Ciarra Malone, a recent Kennesaw State University graduate and the Campus Vote Project’s Georgia coordinator, said the runoffs present a “unique situation” with college students both leaving and returning to Georgia for the winter break. She said many now are figuring out how to change their registration, find new polling locations, and request ballots again.
Campus Vote Project is launching targeted texting campaigns and direct outreach at colleges across Georgia, as well as hosting webinars for students at HBCUs.
Bhavin Patel, president of College Democrats of Georgia, said he’s not too concerned that students won’t turn out at the same levels in January, noting that students in Georgia are enthusiastic about Ossoff and Warnock.

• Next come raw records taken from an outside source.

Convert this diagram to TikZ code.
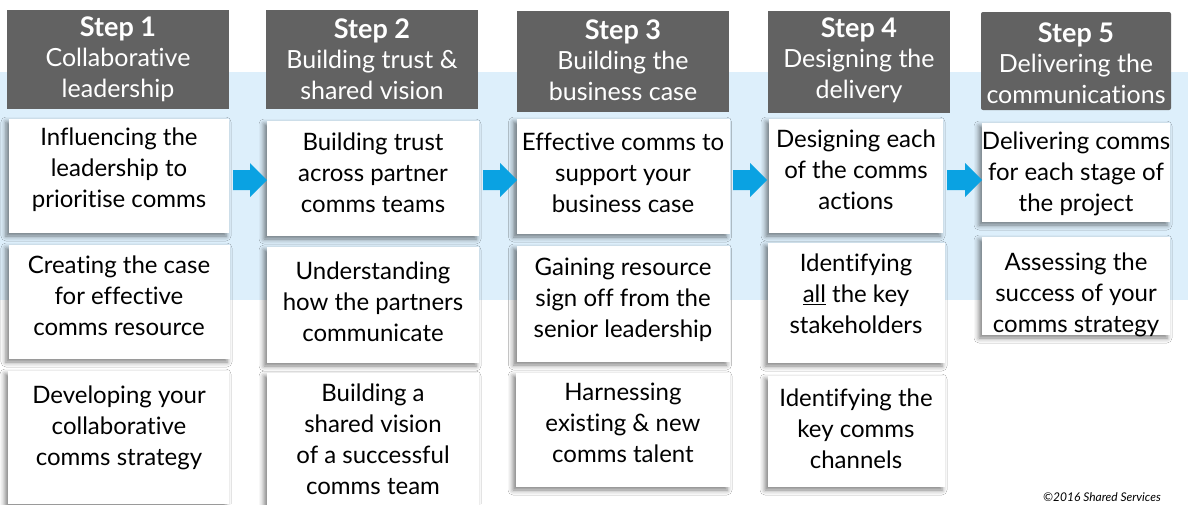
\documentclass[tikz,border=0pt]{standalone}
\usepackage{fontspec}
\setmainfont{Lato}[Ligatures=NoCommon]
\usetikzlibrary{shadows.blur}
\definecolor{band}{HTML}{DDEFFB}
\definecolor{hdr}{HTML}{626262}
\definecolor{arr}{HTML}{0AA2E2}
\begin{document}
\begin{tikzpicture}[x=1pt,y=-1pt,
  hdrbox/.style={fill=hdr,draw=none,inner sep=0pt},
  hdrtxt/.style={text=white,align=center,font=\fontsize{25}{30.5}\selectfont,inner sep=0pt},
  cbox/.style={fill=white,draw=none,inner sep=0pt,
    blur shadow={shadow xshift=-3pt,shadow yshift=-3pt,shadow blur radius=5pt,shadow opacity=50}},
  ctxt/.style={text=black,align=center,font=\fontsize{24}{31}\selectfont,inner sep=0pt},
  blockarrow/.style={fill=arr,draw=none}]
\newcommand{\stepword}[1]{{\fontsize{27}{30.5}\selectfont\bfseries #1}}
\useasboundingbox (0,0) rectangle (1188,504);
\fill[white] (0,0) rectangle (1188,504);
\fill[band] (0,72) rectangle (1188,300);

% headers
\node[hdrbox,minimum width=222pt,minimum height=99pt] (h1) at (118,59.5) {};
\node[hdrbox,minimum width=212pt,minimum height=99pt] (h2) at (372,59.5) {};
\node[hdrbox,minimum width=212pt,minimum height=101pt] (h3) at (623,61.5) {};
\node[hdrbox,minimum width=182pt,minimum height=102pt] (h4) at (859,62) {};
\node[hdrbox,minimum width=190pt,minimum height=98pt,rounded corners=2pt] (h5) at (1076,61) {};

\node[hdrtxt] (ht1) at (118,59) {\stepword{Step 1}\\Collaborative\\leadership};
\node[hdrtxt] (ht2) at (372,59) {\stepword{Step 2}\\Building trust \&\\shared vision};
\node[hdrtxt] (ht3) at (623,60) {\stepword{Step 3}\\Building the\\business case};
\node[hdrtxt] (ht4) at (859,60) {\stepword{Step 4}\\Designing the\\delivery};
\node[hdrtxt] (ht5) at (1076,63) {\stepword{Step 5}\\Delivering the\\communications};

% content boxes
\node[cbox,minimum width=220pt,minimum height=114pt] (b11) at (119,176) {};
\node[cbox,minimum width=221pt,minimum height=114pt] (b12) at (119.5,302) {};
\node[cbox,minimum width=221pt,minimum height=133pt] (b13) at (118.5,437.5) {};

\node[cbox,minimum width=212pt,minimum height=115pt] (b21) at (373,178.5) {};
\node[cbox,minimum width=212pt,minimum height=116pt] (b22) at (373,305) {};
\node[cbox,minimum width=212pt,minimum height=132pt] (b23) at (373,439) {};

\node[cbox,minimum width=213pt,minimum height=115pt] (b31) at (623,176.5) {};
\node[cbox,minimum width=213pt,minimum height=116pt] (b32) at (623,304) {};
\node[cbox,minimum width=214pt,minimum height=114pt] (b33) at (623,430) {};

\node[cbox,minimum width=174pt,minimum height=114pt] (b41) at (856,176) {};
\node[cbox,minimum width=177pt,minimum height=120pt] (b42) at (856.5,303) {};
\node[cbox,minimum width=177pt,minimum height=111pt] (b43) at (856.5,431.5) {};

\node[cbox,minimum width=188pt,minimum height=99pt] (b51) at (1076,172.5) {};
\node[cbox,minimum width=188pt,minimum height=98pt] (b52) at (1076,286) {};

% content texts
\node[ctxt] (t11) at (119,170) {Influencing the\\leadership to\\prioritise comms};
\node[ctxt] (t12) at (119,296) {Creating the case\\for effective\\comms resource};
\node[ctxt] (t13) at (119,428) {Developing your\\collaborative\\comms strategy};

\node[ctxt] (t21) at (373,173) {Building trust\\across partner\\comms teams};
\node[ctxt] (t22) at (373,302) {Understanding\\how the partners\\communicate};
\node[ctxt] (t23) at (373,439) {Building a\\shared vision\\of a successful\\comms team};

\node[ctxt] (t31) at (623,173) {Effective comms to\\support your\\business case};
\node[ctxt] (t32) at (623,300) {Gaining resource\\sign off from the\\senior leadership};
\node[ctxt] (t33) at (623,423) {Harnessing\\existing \& new\\comms talent};

\node[ctxt] (t41) at (856,170) {Designing each\\of the comms\\actions};
\node[ctxt] (t42) at (856,294) {Identifying\\\underline{all} the key\\stakeholders};
\node[ctxt] (t43) at (856,429) {Identifying the\\key comms\\channels};

\node[ctxt] (t51) at (1076,174) {Delivering comms\\for each stage of\\the project};
\node[ctxt] (t52) at (1076,295) {Assessing the\\success of  your\\comms strategy};

% arrows
\foreach \xa/\xb in {233/267,483/517,733/767,947/982}{
  \fill[blockarrow] (\xa,170) -- (\xb-17,170) -- (\xb-17,163) -- (\xb,180) -- (\xb-17,197) -- (\xb-17,190) -- (\xa,190) -- cycle;
}

\node[anchor=base west,inner sep=0pt,font=\itshape\fontsize{12}{14}\selectfont] (copy) at (1043,501) {©2016 Shared Services};
\end{tikzpicture}
\end{document}
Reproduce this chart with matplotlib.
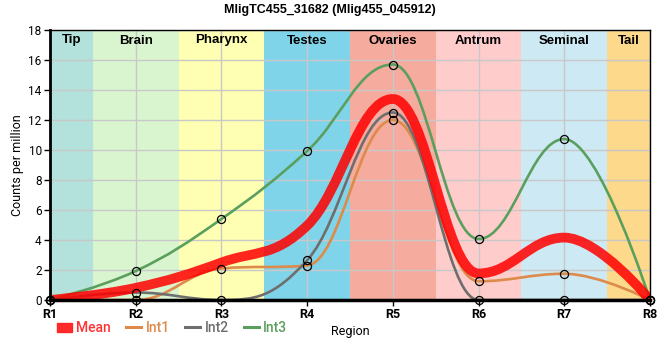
import numpy as np
import matplotlib
matplotlib.use("Agg")
import matplotlib.pyplot as plt
from matplotlib.path import Path
from matplotlib.patches import PathPatch, Patch
from matplotlib.lines import Line2D

# data
regions = ["R1", "R2", "R3", "R4", "R5", "R6", "R7", "R8"]
tissues = ["Tip", "Brain", "Pharynx", "Testes", "Ovaries", "Antrum", "Seminal", "Tail"]
tissue_colors = ["#b3e2dd", "#d9f5d0", "#ffffb3", "#80d4ea",
                 "#f5ab9e", "#ffcccc", "#cde9f3", "#fdd98b"]
int1 = [0.0, 0.0, 2.1, 2.3, 12.0, 1.25, 1.75, 0.0]
int2 = [0.0, 0.5, 0.0, 2.65, 12.5, 0.0, 0.0, 0.0]
int3 = [0.0, 1.93, 5.4, 9.93, 15.7, 4.07, 10.73, 0.0]
mean = [0.0, 0.81, 2.5, 4.96, 13.4, 1.77, 4.16, 0.0]


def spline_path(xs, ys):
    # highcharts-like smooth spline as cubic bezier segments
    n = len(xs)
    lc = [None] * n
    rc = [None] * n
    for i in range(n):
        x, y = xs[i], ys[i]
        if 0 < i < n - 1:
            px, py = xs[i - 1], ys[i - 1]
            nx, ny = xs[i + 1], ys[i + 1]
            lcx = (1.5 * x + px) / 2.5
            lcy = (1.5 * y + py) / 2.5
            rcx = (1.5 * x + nx) / 2.5
            rcy = (1.5 * y + ny) / 2.5
            if rcx != lcx:
                corr = ((rcy - lcy) * (rcx - x)) / (rcx - lcx) + y - rcy
                lcy += corr
                rcy += corr
            if lcy > py and lcy > y:
                lcy = max(py, y)
                rcy = 2 * y - lcy
            elif lcy < py and lcy < y:
                lcy = min(py, y)
                rcy = 2 * y - lcy
            if rcy > ny and rcy > y:
                rcy = max(ny, y)
                lcy = 2 * y - rcy
            elif rcy < ny and rcy < y:
                rcy = min(ny, y)
                lcy = 2 * y - rcy
            lc[i] = (lcx, lcy)
            rc[i] = (rcx, rcy)
        else:
            lc[i] = rc[i] = (x, y)
    verts = [(xs[0], ys[0])]
    codes = [Path.MOVETO]
    for i in range(1, n):
        verts += [rc[i - 1], lc[i], (xs[i], ys[i])]
        codes += [Path.CURVE4] * 3
    return Path(verts, codes)


fig = plt.figure(figsize=(6.6, 3.6), dpi=100)
ax = fig.add_axes([50 / 660, 60 / 360, 600 / 660, 270 / 360])
x = np.arange(1, len(regions) + 1)

for i, (name, c) in enumerate(zip(tissues, tissue_colors)):
    lo = max(x[i] - 0.5, 1)
    hi = min(x[i] + 0.5, len(regions))
    ax.axvspan(lo, hi, color=c, zorder=0.5, lw=0)
    ax.text((lo + hi) / 2, 17.3, name, ha="center", va="center",
            fontsize=9.5, fontweight="bold", family="Liberation Sans", zorder=5)

series = [("Int1", int1, "#dd8a4a", 1.9),
          ("Int2", int2, "#6e6e6e", 1.9),
          ("Int3", int3, "#5b9f5e", 1.9)]
ax.add_patch(PathPatch(spline_path(x, mean), fill=False, edgecolor="#ff0000",
                       alpha=0.85, lw=7, zorder=3, capstyle="round"))
for name, vals, c, lw in series:
    ax.add_patch(PathPatch(spline_path(x, vals), fill=False, edgecolor=c,
                           lw=lw, zorder=2.5))
    ax.plot(x, vals, "o", ms=5.8, mfc="none", mec="black", mew=0.9,
            zorder=6, clip_on=False)

ax.set_xlim(1, 8)
ax.set_ylim(0, 18)
ax.set_xticks(x)
ax.set_xticklabels(regions, family="Roboto", fontsize=9, fontweight="bold")
ax.set_yticks(np.arange(0, 19, 2))
ax.set_yticklabels([str(v) for v in range(0, 19, 2)], family="Roboto", fontsize=8.5)
ax.tick_params(axis="both", direction="out", length=4, width=1, pad=2)
ax.grid(True, color="#c8c8c8", lw=1)
ax.set_axisbelow("line")
for side, w in [("left", 2), ("bottom", 2.5), ("top", 1), ("right", 1)]:
    ax.spines[side].set_linewidth(w)
    ax.spines[side].set_color("black")
    ax.spines[side].set_zorder(4)

ax.set_ylabel("Counts per million", family="Roboto", fontsize=9, labelpad=3)
fig.text(350 / 660, 1 - 332 / 360, "Region", ha="center", va="center",
         family="Roboto", fontsize=9)
fig.suptitle("MligTC455_31682 (Mlig455_045912)", y=1 - 10 / 360, va="center",
             fontsize=9, fontweight="bold", family="Liberation Sans")

handles = [Patch(color="#ff2020", alpha=0.95)]
colors = ["#ff3333"]
for name, vals, c, lw in series:
    handles.append(Line2D([0], [0], color=c, lw=2.2))
    colors.append(c)
leg = fig.legend(handles, ["Mean", "Int1", "Int2", "Int3"], ncol=4,
                 loc="center left", bbox_to_anchor=(44 / 660, 1 - 328 / 360),
                 frameon=False, handlelength=1.1, handleheight=0.6,
                 handletextpad=0.3, columnspacing=1.1,
                 prop={"family": "Roboto", "size": 10, "weight": "medium"})
for t, c in zip(leg.get_texts(), colors):
    t.set_color(c)

fig.savefig("out.png", dpi=100)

“It’s very inspiring to see a young person in Georgia potentially representing us in the U.S. Senate,” Patel said of Ossoff, 33.
National and local groups like the New Georgia Project, March for Our Lives Georgia, NextGen America, and Students for 2020 are planning to continue their efforts through January, focusing on registering newly eligible voters and making sure others know how to vote in these runoffs.
March for Our Lives Georgia has targeted students on college campuses, dropping off election information in dorms and student apartments around Atlanta. Rhea Wunsch, the state director for March for Our Lives Georgia, said the main hurdles are people not knowing about the runoff elections and that they have to vote again. Wunsch said she doesn’t expect the same turnout as in November but that young people are still energized.
“We made a point in the last election,” she said, “and we’ve seen the difference that we can make in Georgia.”